What these boil down to is pretty straightforward: accountability.  The goal of an SLA is to be able to hold teams and individuals accountable to the needs of the workflow, the teams, and indeed to the organization as a whole.

If your processes are undocumented, then do you even have them?  You may as well not.

It may feel cumbersome and sometimes unnecessary, but for teams that are growing, being clear about accountability, responsibility, needs, and timing is of critical importance.  If these are poorly designed, dated, or just irrelevant, then they won’t be used and you will lose out on great talent as people get frustrated trying to swim upstream against the current of inefficient bureaucratic processes.

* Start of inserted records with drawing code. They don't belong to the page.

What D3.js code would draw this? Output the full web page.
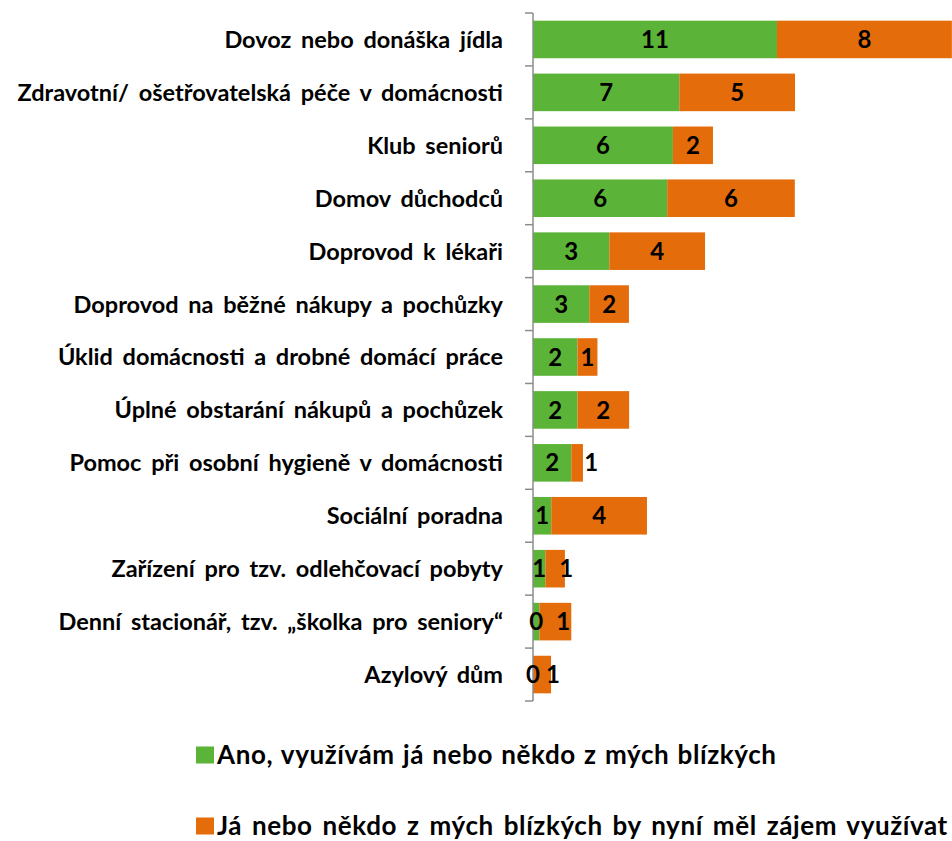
<!DOCTYPE html>
<html>
<head>
<meta charset="utf-8">
<script src="https://cdn.jsdelivr.net/npm/d3@7"></script>
<style>
  body { margin: 0; background: #fff; }
  text { font-family: Lato, "Open Sans", sans-serif; font-weight: bold; fill: #000; }
</style>
</head>
<body>
<div id="chart"></div>
<script>
// categories top to bottom
var categories = [
  "Dovoz nebo donáška jídla",
  "Zdravotní/ ošetřovatelská péče v domácnosti",
  "Klub seniorů",
  "Domov důchodců",
  "Doprovod k lékaři",
  "Doprovod na běžné nákupy a pochůzky",
  "Úklid domácnosti a drobné domácí práce",
  "Úplné obstarání nákupů a pochůzek",
  "Pomoc při osobní hygieně v domácnosti",
  "Sociální poradna",
  "Zařízení pro tzv. odlehčovací pobyty",
  "Denní stacionář, tzv. „školka pro seniory“",
  "Azylový dům"
]
// series (labels are rounded)
var useNow = [11.09, 6.65, 6.36, 6.10, 3.47, 2.56, 2.02, 2.02, 1.74, 0.83, 0.56, 0.29, 0.0]
var wantNow = [7.95, 5.26, 1.82, 5.80, 4.35, 1.80, 0.91, 2.35, 0.53, 4.35, 0.89, 1.45, 0.82]
var seriesNames = [
  "Ano, využívám já nebo někdo z mých blízkých",
  "Já nebo někdo z mých blízkých by nyní měl zájem využívat"
]
var colors = ["#5bb337", "#e46c0a"]

var width = 952, height = 841
// small label nudges for tiny orange segments (Excel moved them)
var nudge = { 8: 14, 10: 11, 11: 8, 12: 11 }

var svg = d3.select("#chart").append("svg")
  .attr("width", width).attr("height", height)

var x = d3.scaleLinear().domain([0, 19]).range([533, 951])
var y = d3.scaleBand().domain(categories).range([13, 701])
  .paddingInner(0.29).paddingOuter(0.145)

var rows = categories.map(function (c, i) {
  return { name: c, i: i, vals: [useNow[i], wantNow[i]] }
})

var barG = svg.append("g")
var axG = svg.append("g")
var labG = svg.append("g")
rows.forEach(function (r) {
  var x0 = 0
  r.vals.forEach(function (v, s) {
    var xa = x(x0), xb = x(x0 + v)
    barG.append("rect")
      .attr("x", xa).attr("y", y(r.name))
      .attr("width", Math.max(0, xb - xa)).attr("height", y.bandwidth())
      .attr("fill", colors[s])
    var lx = (xa + xb) / 2
    if (s == 1 && nudge[r.i]) lx += nudge[r.i]
    labG.append("text")
      .attr("x", lx).attr("y", y(r.name) + y.bandwidth() / 2)
      .attr("dy", "0.36em")
      .attr("text-anchor", "middle")
      .style("font-size", "24px")
      .text(d3.format(".0f")(v))
    x0 += v
  })
})

// category axis
var axis = d3.axisLeft(y).tickSize(0).tickPadding(30)
var ax = axG.append("g").attr("transform", "translate(533,0)").call(axis)
ax.select(".domain").remove()
ax.selectAll("text").style("font-size", "23.5px").style("word-spacing", "4px").attr("dy", "0.36em")
// boundary ticks + line
var bounds = categories.map(function (c) { return y(c) - y.step() * y.paddingInner() / 2 })
bounds.push(701)
axG.append("line").attr("x1", 533).attr("x2", 533).attr("y1", 13).attr("y2", 701)
  .attr("stroke", "#8c8c8c").attr("stroke-width", 1.5)
axG.selectAll(".btick").data(bounds).enter().append("line")
  .attr("x1", 525).attr("x2", 533)
  .attr("y1", function (d) { return d }).attr("y2", function (d) { return d })
  .attr("stroke", "#8c8c8c").attr("stroke-width", 1.5)

// legend
var legY = [755, 826]
seriesNames.forEach(function (n, i) {
  var lg = svg.append("g").attr("transform", "translate(196," + legY[i] + ")")
  lg.append("rect").attr("x", 0).attr("y", -8.5).attr("width", 18).attr("height", 17).attr("fill", colors[i])
  lg.append("text").attr("x", 21).attr("dy", "0.36em")
    .style("font-size", "26px").style("letter-spacing", "0.6px").style("word-spacing", i ? "3px" : "1.4px")
    .text(n)
})
</script>
</body>
</html>
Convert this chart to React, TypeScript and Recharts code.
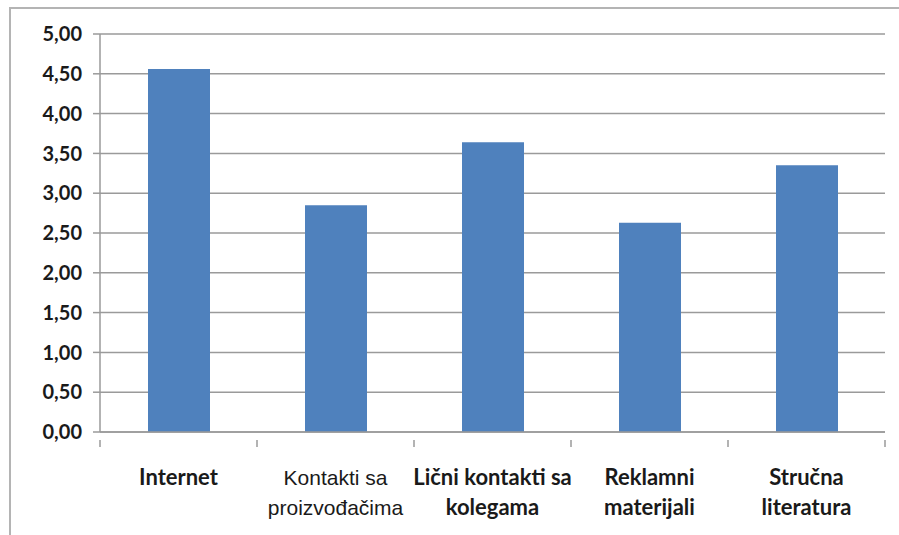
import React from "react";
import { BarChart, Bar, XAxis, YAxis, CartesianGrid } from "recharts";

const categories = [
  "Internet",
  "Kontakti sa\nproizvođačima",
  "Lični kontakti sa\nkolegama",
  "Reklamni\nmaterijali",
  "Stručna\nliteratura",
];
const values = [4.56, 2.85, 3.64, 2.63, 3.35];
const yTicks = [0, 0.5, 1, 1.5, 2, 2.5, 3, 3.5, 4, 4.5, 5];

const data = categories.map((name, i) => ({ name, value: values[i] }));

const boldFont = "Lato, 'Open Sans', sans-serif";
const axisGray = "#9a9a9a";

// category label (maybe two lines) plus Excel-style tick marks between categories
const CategoryTick = (props: any) => {
  const { x, y, payload, width, visibleTicksCount, index } = props;
  const band = width / visibleTicksCount;
  const lines = String(payload.value).split("\n");
  // the second category is set in a plain sans font in the original
  const plain = payload.value.startsWith("Kontakti");
  const font = plain ? "'Liberation Sans', Arial, sans-serif" : boldFont;
  return (
    <g>
      <line
        x1={x + band / 2}
        x2={x + band / 2}
        y1={y}
        y2={y + 7}
        stroke={axisGray}
        strokeWidth={1.5}
      />
      {index === 0 && (
        <line
          x1={x - band / 2}
          x2={x - band / 2}
          y1={y}
          y2={y + 7}
          stroke={axisGray}
          strokeWidth={1.5}
        />
      )}
      {lines.map((line, i) => (
        <text
          key={i}
          x={x}
          y={y + 45 + i * 30}
          textAnchor="middle"
          fill="#1a1a1a"
          style={{ fontFamily: font, fontWeight: plain ? 400 : 700, fontSize: plain ? 21 : 22 }}
        >
          {line}
        </text>
      ))}
    </g>
  );
};

export default function App() {
  return (
    <div
      style={{
        position: "absolute",
        left: 0,
        top: 0,
        width: 899,
        height: 535,
        overflow: "hidden",
        background: "#fff",
      }}
    >
      <div
        style={{
          position: "absolute",
          left: 9,
          top: 7,
          width: 920,
          height: 560,
          border: "2px solid #b4b4b4",
        }}
      />
      <BarChart
        width={899}
        height={535}
        data={data}
        margin={{ top: 34, right: 14, bottom: 0, left: 0 }}
        style={{ position: "absolute", left: 0, top: 0 }}
      >
        <CartesianGrid vertical={false} stroke={axisGray} strokeWidth={1.5} />
        <XAxis
          dataKey="name"
          height={103}
          interval={0}
          tickLine={false}
          axisLine={{ stroke: axisGray, strokeWidth: 1.5 }}
          tick={<CategoryTick />}
        />
        <YAxis
          width={100}
          domain={[0, 5]}
          ticks={yTicks}
          interval={0}
          tickSize={7}
          tickMargin={11}
          tickFormatter={(v: number) => v.toFixed(2).replace(".", ",")}
          tick={{ fill: "#1a1a1a", fontFamily: boldFont, fontWeight: 700, fontSize: 20 }}
          tickLine={{ stroke: axisGray, strokeWidth: 1.5 }}
          axisLine={{ stroke: axisGray, strokeWidth: 1.5 }}
        />
        <Bar dataKey="value" fill="#4f81bd" barSize={62} isAnimationActive={false} />
      </BarChart>
    </div>
  );
}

SLAs between teams should be simple, no-nonsense documents that outline who is involved, what they are accountable to, what they are responsible for, the timelines that need to be followed.  If you want more detail, look again to the links above.

However, there is one key piece that I will call out here: good SLAs don’t dictate the work process itself.  Leave that to individual teams.  The job of an SLA is to set out the requirements for the work, but the process itself should be built out by the teams doing it.

Conclusion

I will never shut up about the glory of efficient bureaucracy.  It is rare that scale slows down at all and gives us the chance to build the scaffolding up to support it.  Use this chance to take a deeper look at your systems.  Efficiency is already a good play in an economic downturn, but focusing just on your marketing strategy, and not on your operations is a mistake.  The strategy will need to change again after the downturn, but improvements to operational efficiency will deliver benefits for years.